### What to do:
Transcribe the material in full. Nothing should differ except that the pictures are left out.

### Given material:
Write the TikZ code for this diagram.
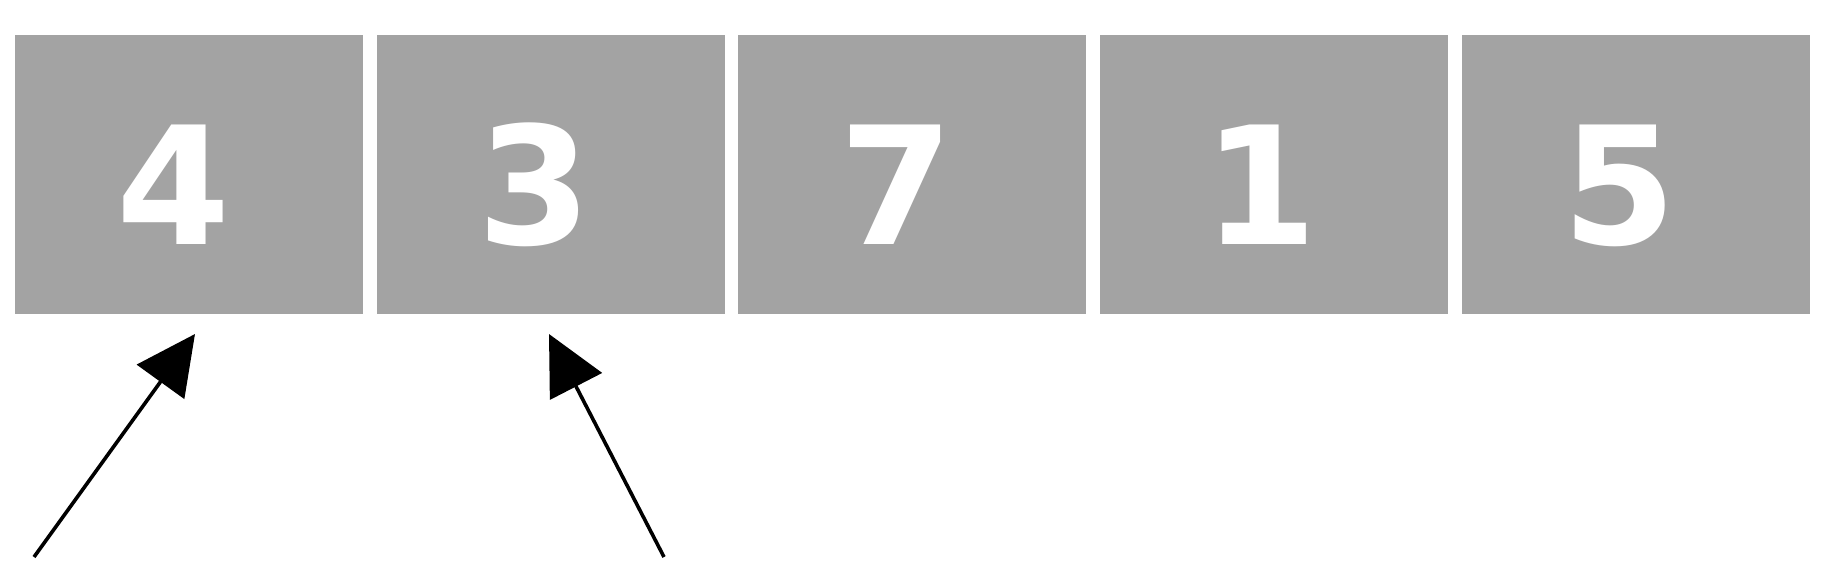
\documentclass[tikz,border=0pt]{standalone}
\usepackage{fontspec}
\setmainfont{DejaVu Sans}
\usetikzlibrary{arrows.meta}
\definecolor{cellgrey}{HTML}{A3A3A3}
\tikzset{
  cell/.style={fill=cellgrey, draw=none, minimum width=348pt, minimum height=279pt, inner sep=0pt, anchor=north west},
  digit/.style={text=white, inner sep=0pt, anchor=base, font=\fontsize{164}{164}\selectfont\bfseries},
  pointer/.style={line width=3.6pt, -{Triangle[length=59pt, width=58pt]}}
}
\begin{document}
\begin{tikzpicture}[x=1pt, y=-1pt]
\useasboundingbox[fill=white] (0,0) rectangle (1839,560);
\node[cell] (b1) at (15,35) {};
\node[cell] (b2) at (376.5,35) {};
\node[cell] (b3) at (738,35) {};
\node[cell] (b4) at (1100,35) {};
\node[cell] (b5) at (1462,35) {};
\node[digit] (d1) at (174,244) {4};
\node[digit] (d2) at (535,244) {3};
\node[digit] (d3) at (897,244) {7};
\node[digit] (d4) at (1261,244) {1};
\node[digit] (d5) at (1620,244) {5};
\coordinate (t1) at (34,557);
\coordinate (h1) at (195,334);
\coordinate (t2) at (664,557);
\coordinate (h2) at (549,334);
\draw[pointer] (t1) -- (h1);
\draw[pointer] (t2) -- (h2);
\end{tikzpicture}
\end{document}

### Written response:
Write the TikZ code for this diagram.
\documentclass[tikz,border=0pt]{standalone}
\usepackage{fontspec}
\setmainfont{DejaVu Sans}
\usetikzlibrary{arrows.meta}
\definecolor{cellgrey}{HTML}{A3A3A3}
\tikzset{
  cell/.style={fill=cellgrey, draw=none, minimum width=348pt, minimum height=279pt, inner sep=0pt, anchor=north west},
  digit/.style={text=white, inner sep=0pt, anchor=base, font=\fontsize{164}{164}\selectfont\bfseries},
  pointer/.style={line width=3.6pt, -{Triangle[length=59pt, width=58pt]}}
}
\begin{document}
\begin{tikzpicture}[x=1pt, y=-1pt]
\useasboundingbox[fill=white] (0,0) rectangle (1839,560);
\node[cell] (b1) at (15,35) {};
\node[cell] (b2) at (376.5,35) {};
\node[cell] (b3) at (738,35) {};
\node[cell] (b4) at (1100,35) {};
\node[cell] (b5) at (1462,35) {};
\node[digit] (d1) at (174,244) {4};
\node[digit] (d2) at (535,244) {3};
\node[digit] (d3) at (897,244) {7};
\node[digit] (d4) at (1261,244) {1};
\node[digit] (d5) at (1620,244) {5};
\coordinate (t1) at (34,557);
\coordinate (h1) at (195,334);
\coordinate (t2) at (664,557);
\coordinate (h2) at (549,334);
\draw[pointer] (t1) -- (h1);
\draw[pointer] (t2) -- (h2);
\end{tikzpicture}
\end{document}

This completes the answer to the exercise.